上記のようにして得られた負極と正極とを、厚みが25μmのポリエチレン製微多孔性フィルムからなるセパレーターを介して密着させ、巻回して電極巻回体とした。この電極巻回体を、絶縁材料からなる外装フィルムに封入するとともに、上記で得られたモノマー溶液を、外装フィルム中に注入した。そして外装フィルムの外周縁部を封口し、正極端子と負極端子とを、外装フィルムの開口部に挟み込むとともに、電極巻回体を外装フィルム中に、減圧下にて密閉した。これを80℃の温度下で60分間加熱して、モノマーを重合すると共に、高分子固体電解質を用いた二次電池を得た。
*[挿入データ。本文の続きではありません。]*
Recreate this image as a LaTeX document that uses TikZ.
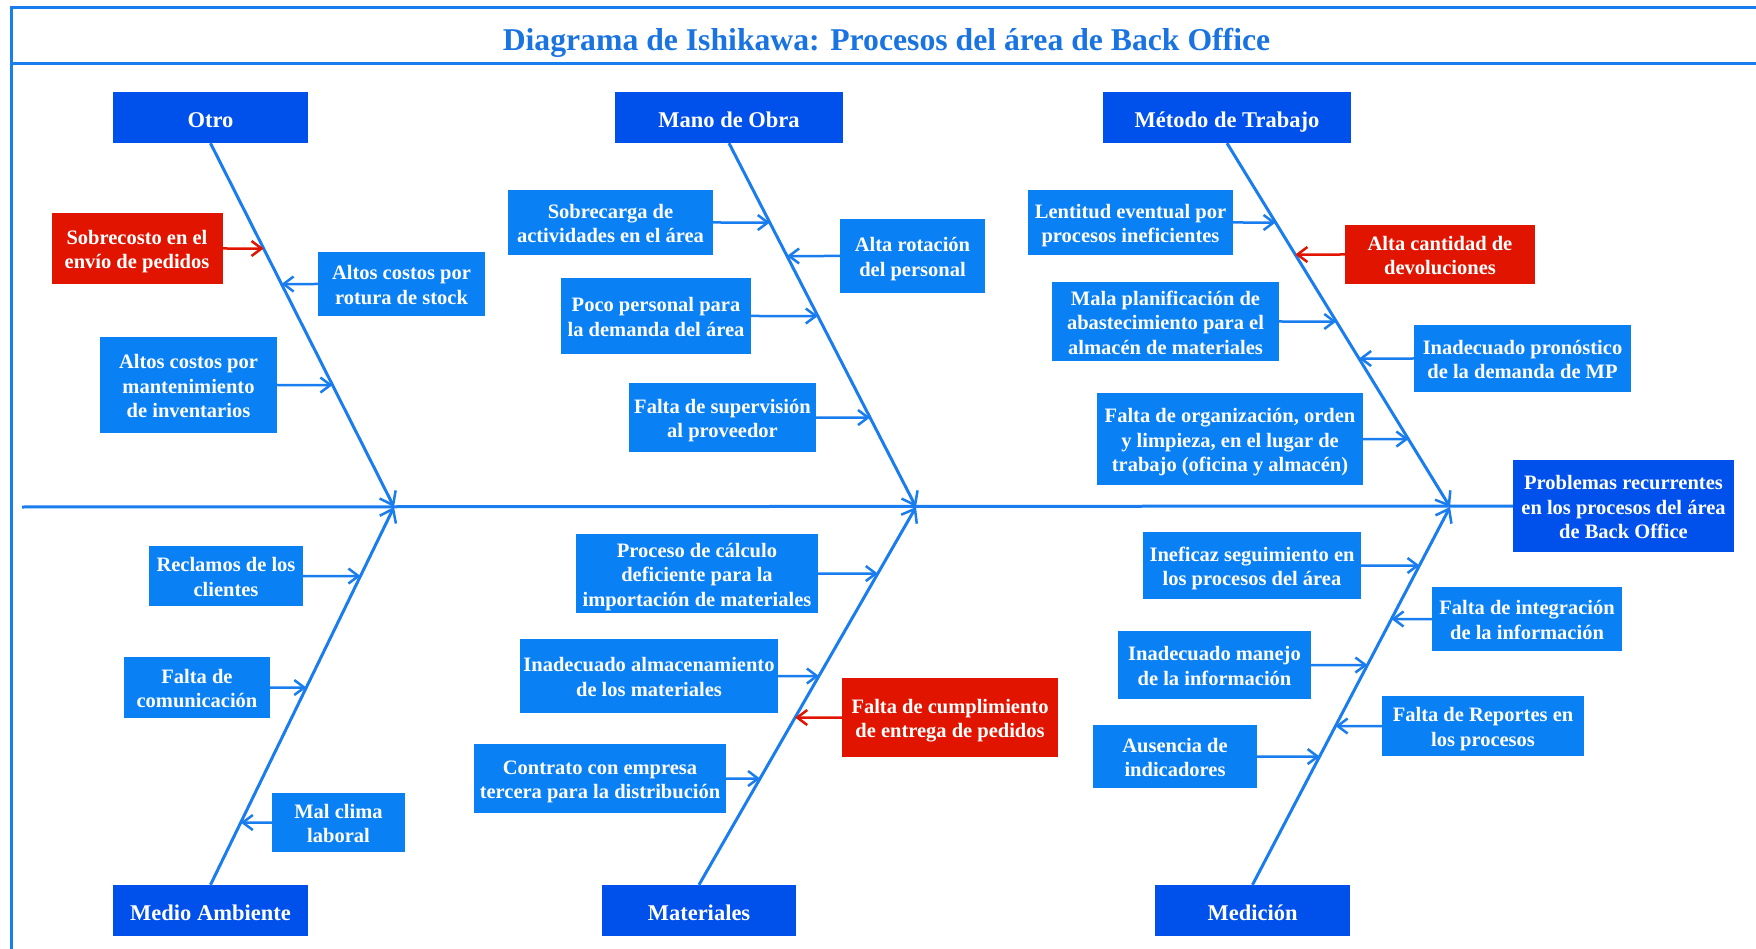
\documentclass[tikz,border=0pt]{standalone}
\usepackage{fontspec}
\setmainfont{Liberation Serif}
\usetikzlibrary{arrows.meta}

\definecolor{causeblue}{RGB}{10,128,245}
\definecolor{catblue}{RGB}{0,80,235}
\definecolor{alertred}{RGB}{225,20,0}
\definecolor{linkblue}{RGB}{25,125,240}
\definecolor{titleblue}{RGB}{25,115,225}

% text block with a fixed first-line height and last-line depth
\newcommand\blk[1]{\rule{0pt}{1.02em}#1\vphantom{gp}}

\tikzset{
  cause/.style={fill=causeblue, text=white, align=center, inner sep=0pt,
    font=\bfseries\fontsize{20.5}{24.6}\selectfont},
  alert/.style={cause, fill=alertred},
  category/.style={fill=catblue, text=white, align=center, inner sep=0pt,
    execute at begin node=\rule{0pt}{1.15em}, execute at end node=\vphantom{gp},
    font=\bfseries\fontsize{22.5}{27}\selectfont, minimum height=51pt},
  effect/.style={fill=catblue, text=white, align=center, inner sep=0pt,
    font=\bfseries\fontsize{20.5}{24.6}\selectfont},
  frame/.style={draw=linkblue, line width=3pt},
  bone/.style={draw=linkblue, line width=3pt,
    -{Straight Barb[length=12pt,width=18pt,line width=2.5pt]}},
  feed/.style={draw=linkblue, line width=2.5pt,
    -{Straight Barb[length=10pt,width=15pt]}},
  feedred/.style={feed, draw=alertred},
}

\begin{document}
\begin{tikzpicture}[x=1pt,y=-1pt]
\useasboundingbox (0,0) rectangle (1756,949);

% frame and title band
\draw[frame] (11,949) -- (11,8) -- (1756,8);
\draw[frame] (11,64) -- (1756,64);
\node[anchor=base, text=titleblue, font=\bfseries\fontsize{31.7}{38}\selectfont]
  (title) at (886.5,51) {Diagrama de Ishikawa: Procesos del área de Back Office};

% effect
\node[effect, minimum width=221pt, minimum height=92pt] (effect) at (1623.5,506)
  {\blk{Problemas recurrentes\\en los procesos del área\\de Back Office}};

% spine
\coordinate (start) at (22,507);
\coordinate (j1) at (394,507);
\coordinate (j2) at (916,507);
\coordinate (j3) at (1450,507);
\draw[frame] (start) -- (effect.west);

% categories
\node[category, minimum width=195pt] (otro) at (210.5,117.5) {Otro};
\node[category, minimum width=228pt] (mano) at (729,117.5) {Mano de Obra};
\node[category, minimum width=248pt] (metodo) at (1227,117.5) {Método de Trabajo};
\node[category, minimum width=195pt] (medio) at (210.5,910.5) {Medio Ambiente};
\node[category, minimum width=194pt] (mater) at (699,910.5) {Materiales};
\node[category, minimum width=195pt] (medic) at (1252.5,910.5) {Medición};

% bones
\draw[bone] (otro.south) -- (j1);
\draw[bone] (mano.south) -- (j2);
\draw[bone] (metodo.south) -- (j3);
\draw[bone] (medio.north) -- (j1);
\draw[bone] (mater.north) -- (j2);
\draw[bone] (medic.north) -- (j3);

% causes: Otro
\node[alert, minimum width=171pt, minimum height=71pt] (c1) at (137,248.5) {\blk{Sobrecosto en el\\envío de pedidos}};
\node[cause, minimum width=167pt, minimum height=64pt] (c2) at (401.5,284) {\blk{Altos costos por\\rotura de stock}};
\node[cause, minimum width=177pt, minimum height=96pt] (c3) at (188.5,385) {\blk{Altos costos por\\mantenimiento\\de inventarios}};
\draw[feedred] (c1.east) -- (intersection of c1.west--c1.east and otro.south--j1);
\draw[feed] (c2.west) -- (intersection of c2.west--c2.east and otro.south--j1);
\draw[feed] (c3.east) -- (intersection of c3.west--c3.east and otro.south--j1);

% causes: Mano de Obra
\node[cause, minimum width=205pt, minimum height=65pt] (c4) at (610.5,222.5) {\blk{Sobrecarga de\\actividades en el área}};
\node[cause, minimum width=145pt, minimum height=74pt] (c5) at (912.5,256) {\blk{Alta rotación\\del personal}};
\node[cause, minimum width=190pt, minimum height=76pt] (c6) at (656,316) {\blk{Poco personal para\\la demanda del área}};
\node[cause, minimum width=187pt, minimum height=69pt] (c7) at (722.5,417.5) {\blk{Falta de supervisión\\al proveedor}};
\draw[feed] (c4.east) -- (intersection of c4.west--c4.east and mano.south--j2);
\draw[feed] (c5.west) -- (intersection of c5.west--c5.east and mano.south--j2);
\draw[feed] (c6.east) -- (intersection of c6.west--c6.east and mano.south--j2);
\draw[feed] (c7.east) -- (intersection of c7.west--c7.east and mano.south--j2);

% causes: Método de Trabajo
\node[cause, minimum width=205pt, minimum height=65pt] (c8) at (1130.5,222.5) {\blk{Lentitud eventual por\\procesos ineficientes}};
\node[alert, minimum width=190pt, minimum height=59pt] (c9) at (1440,254.5) {\blk{Alta cantidad de\\devoluciones}};
\node[cause, minimum width=227pt, minimum height=79pt] (c10) at (1165.5,321.5) {\blk{Mala planificación de\\abastecimiento para el\\almacén de materiales}};
\node[cause, minimum width=217pt, minimum height=67pt] (c11) at (1522.5,358.5) {\blk{Inadecuado pronóstico\\de la demanda de MP}};
\node[cause, minimum width=266pt, minimum height=92pt] (c12) at (1230,439) {\blk{Falta de organización, orden\\y limpieza, en el lugar de\\trabajo (oficina y almacén)}};
\draw[feed] (c8.east) -- (intersection of c8.west--c8.east and metodo.south--j3);
\draw[feedred] (c9.west) -- (intersection of c9.west--c9.east and metodo.south--j3);
\draw[feed] (c10.east) -- (intersection of c10.west--c10.east and metodo.south--j3);
\draw[feed] (c11.west) -- (intersection of c11.west--c11.east and metodo.south--j3);
\draw[feed] (c12.east) -- (intersection of c12.west--c12.east and metodo.south--j3);

% causes: Medio Ambiente
\node[cause, minimum width=154pt, minimum height=60pt] (c13) at (226,576) {\blk{Reclamos de los\\clientes}};
\node[cause, minimum width=146pt, minimum height=61pt] (c14) at (197,687.5) {\blk{Falta de\\comunicación}};
\node[cause, minimum width=133pt, minimum height=59pt] (c15) at (338.5,822.5) {\blk{Mal clima\\laboral}};
\draw[feed] (c13.east) -- (intersection of c13.west--c13.east and medio.north--j1);
\draw[feed] (c14.east) -- (intersection of c14.west--c14.east and medio.north--j1);
\draw[feed] (c15.west) -- (intersection of c15.west--c15.east and medio.north--j1);

% causes: Materiales
\node[cause, minimum width=242pt, minimum height=79pt] (c16) at (697,573.5) {\blk{Proceso de cálculo\\deficiente para la\\importación de materiales}};
\node[cause, minimum width=258pt, minimum height=74pt] (c17) at (649,676) {\blk{Inadecuado almacenamiento\\de los materiales}};
\node[alert, minimum width=216pt, minimum height=79pt] (c18) at (950,717.5) {\blk{Falta de cumplimiento\\de entrega de pedidos}};
\node[cause, minimum width=252pt, minimum height=69pt] (c19) at (600,778.5) {\blk{Contrato con empresa\\tercera para la distribución}};
\draw[feed] (c16.east) -- (intersection of c16.west--c16.east and mater.north--j2);
\draw[feed] (c17.east) -- (intersection of c17.west--c17.east and mater.north--j2);
\draw[feedred] (c18.west) -- (intersection of c18.west--c18.east and mater.north--j2);
\draw[feed] (c19.east) -- (intersection of c19.west--c19.east and mater.north--j2);

% causes: Medición
\node[cause, minimum width=218pt, minimum height=67pt] (c20) at (1252,565.5) {\blk{Ineficaz seguimiento en\\los procesos del área}};
\node[cause, minimum width=190pt, minimum height=64pt] (c21) at (1527,619) {\blk{Falta de integración\\de la información}};
\node[cause, minimum width=193pt, minimum height=68pt] (c22) at (1214.5,665) {\blk{Inadecuado manejo\\de la información}};
\node[cause, minimum width=202pt, minimum height=60pt] (c23) at (1483,726) {\blk{Falta de Reportes en\\los procesos}};
\node[cause, minimum width=164pt, minimum height=63pt] (c24) at (1175,756.5) {\blk{Ausencia de\\indicadores}};
\draw[feed] (c20.east) -- (intersection of c20.west--c20.east and medic.north--j3);
\draw[feed] (c21.west) -- (intersection of c21.west--c21.east and medic.north--j3);
\draw[feed] (c22.east) -- (intersection of c22.west--c22.east and medic.north--j3);
\draw[feed] (c23.west) -- (intersection of c23.west--c23.east and medic.north--j3);
\draw[feed] (c24.east) -- (intersection of c24.west--c24.east and medic.north--j3);
\end{tikzpicture}
\end{document}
電池の組み立て後、25℃、500mAの定電流電圧充電を上限4.2Vまで2時間行い、次に500mAでの放電(1時間率放電)を終止電圧2.5Vまで行った。これを1サイクルとして充放電を100サイクル行い、1サイクル目の放電容量を100%としたときの100サイクル目の容量維持率を求めた。結果を表2に示す。100サイクル後の容量維持率は、99%であった。
実施例7におけるモノマー電解液の代わりに、実施例2で得られた塩モノマーAを3.0重量%、実施例4で得られたNIPAm3.0重量%、実施例6で得られたBISを0.6重量%、エチレンカーボネートを46.5重量%、ジエチルカーボネートを46.5重量%、重合開始剤として過酸化ベンゾイルを0.4重量%となるように混合した溶液中に、電解質塩としてLiPF6を1.0mol/L溶解させたモノマー電解液を用いる以外は実施例7と同様にして100サイクル後の容量維持率を求めた。結果を表2に示す。100サイクル後の容量維持率は、98%であった。
<高分子固体電解質二次電池の作製とサイクル特性評価>
実施例7におけるモノマー電解液の代わりに、比較例1で得られた塩モノマーAを4.0重量%、比較例3で得られたDEDAを0.6重量%、エチレンカーボネートを47.5重量%、ジエチルカーボネートを47.5重量%、重合開始剤として過酸化ベンゾイルを0.4重量%となるように混合した溶液中に、電解質塩としてLiPF6を1.0mol/L溶解させたモノマー電解液を用いる以外は実施例7と同様にして100サイクル後の容量維持率を求めた。結果を表2に示す。100サイクル後の容量維持率は、42%であった。
Claims (2)
- 常温で固体のモノマーより重合して得られる高分子を含んでなる高分子固体電解質の製造方法であって、前記モノマーを、水分量50ppm以下の、メタノール、アセトン/ヘキサン混合体積比1/1の溶媒またはエタノールで再結晶させることを特徴とする、水分の含有量が200ppm以下且つアルカリ金属とアルカリ土類金属の含有量が200ppm以下であることを特徴とする高分子固体電解質の製造方法。
- 前記モノマーは、ラジカル重合性官能基を有する酸成分とラジカル重合性官能基を有す
るアンモニウム成分とから構成される塩モノマーである請求項1記載の高分子固体電解質の製造方法。